La Liga Cloudflare piracy row deepens in Spain

by Lorraine Williamson
La Liga Cloudflare piracy

Spain’s top football league has picked a new public target in its war on illegal streaming: Cloudflare, the US-based internet infrastructure giant that helps websites stay fast and secure. La Liga says Cloudflare is allowing pirated match broadcasts to flourish. Cloudflare says it is being scapegoated — and that Spanish users are paying the price through heavy-handed blocking that knocks legitimate sites offline.

The dispute has escalated from technical arguments into something more combustible: a battle over who should police the live internet, and how far enforcement can go when the match is in play.

Why this suddenly matters more

La Liga’s timing is not accidental. The league recently signed domestic TV rights deals valued at more than €6 billion (around $7 billion) through the 2031–32 season, making broadcast protection central to its business model. If piracy rises, rights values come under pressure — and so do club finances that depend on television income.

From La Liga’s perspective, the modern piracy problem is no longer just shady streaming sites. It is a fast-moving ecosystem of mirror links, IPTV platforms, social media clips and “streaming portals” that can pop up and disappear mid-match.

La Liga’s claim: Cloudflare sits in the middle

La Liga says a significant share of match piracy relies on Cloudflare’s network. In comments reported by the Associated Press, league president Javier Tebas argues that more than 35% of La Liga’s piracy in Spain is distributed using Cloudflare infrastructure, despite thousands of notices and enforcement measures via internet providers.

The league’s anti-piracy operation is sizeable. It says analysts monitor the web for illegal broadcasts, then pass takedown and blocking requests to intermediaries — companies such as Cloudflare that sit between users and the sites they are trying to reach.

La Liga also points to court-backed action in Spain that, it says, supports blocking measures during live broadcasts — including against IP addresses associated with pirate distribution.

Cloudflare’s reply: “This is censorship — and it’s breaking the web”

Cloudflare denies it is doing anything unlawful, describing itself as a defender of a free and open internet. It says La Liga’s approach relies on “indiscriminate” blocking that prevents Spanish users from reaching tens of thousands of legitimate websites while matches are on.

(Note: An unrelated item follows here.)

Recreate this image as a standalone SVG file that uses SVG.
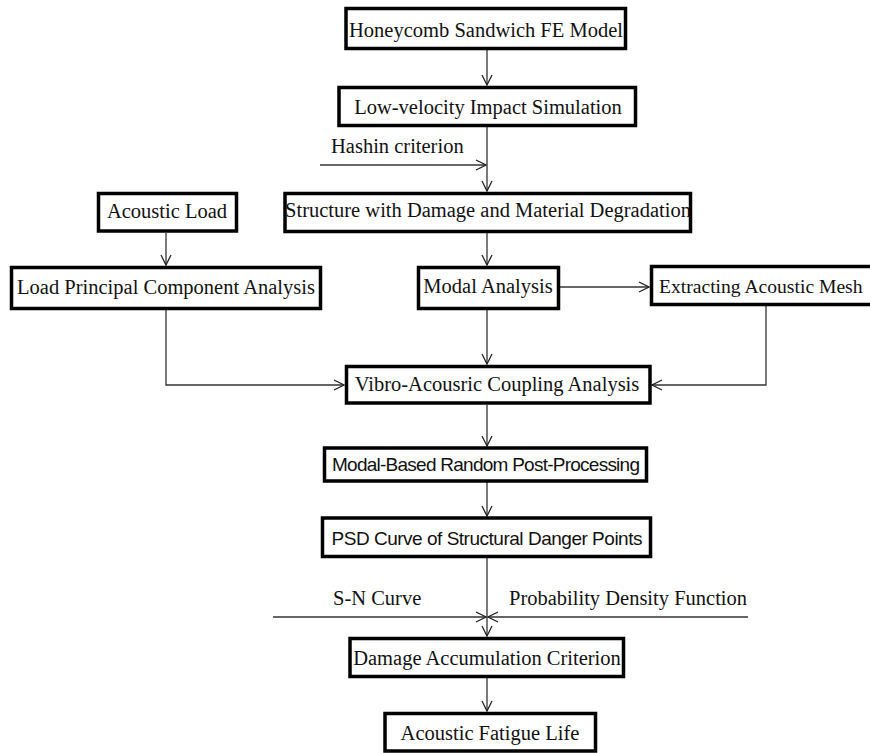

In other words, Cloudflare’s core argument is collateral damage: when blocks are applied at the infrastructure level, lawful sites can get swept up with the pirates — particularly when multiple domains share the same underlying services.

This is not a hypothetical complaint. La Liga itself has previously addressed website disruptions in Spain linked to IP blocks during matchdays, framing the problem as connected to “illegal Cloudflare practices” and the wider fight against piracy.

The legal backdrop: court orders, appeals, and a widening European fight

Spain is not the only front. Cloudflare’s role has drawn attention across Europe as sports bodies push for faster, match-time enforcement. The AP report notes Cloudflare facing similar issues in several countries, while La Liga says it has taken its concerns to international and EU-level institutions.

In Spain, coverage of court developments has described judicial backing for La Liga’s ability to pursue IP blocking against illegal distribution — including challenges brought by Cloudflare and others.

Meanwhile, La Liga continues lobbying in Brussels for stronger, more consistent tools to tackle live sports piracy, arguing that current recommendations do not move quickly enough for the realities of matchday infringement.

What policymakers are really being asked to decide

Behind the football rows and corporate statements sits a broader question: should “internet intermediaries” be pushed into a more active enforcement role, even if that increases the risk of lawful disruption?

Rights holders argue that live piracy is uniquely time-sensitive. A pirated film appearing hours early is damaging; a pirated match streamed to thousands during the 80th minute is fatal to the product. Cloudflare and digital rights advocates counter that infrastructure-level blocking can become a blunt instrument — and blunt instruments have a habit of hitting the wrong targets.

Spain cracks down on illegal football streaming

What this could mean for fans in Spain

For viewers paying for legal football coverage, the fear is simple: weekend disruptions and accidental blocks becoming normalised as “the cost” of enforcement.

For those tempted by illegal streams, the risks remain clear: piracy is unlawful, enforcement is tightening, and the pressure on intermediaries means fewer places to hide. The fight is moving upstream.

And for everyone else trying to use the internet during a match — businesses, creators, small sites — the outcome matters because this debate is shaping what a “live, blockable internet” might look like in the years ahead.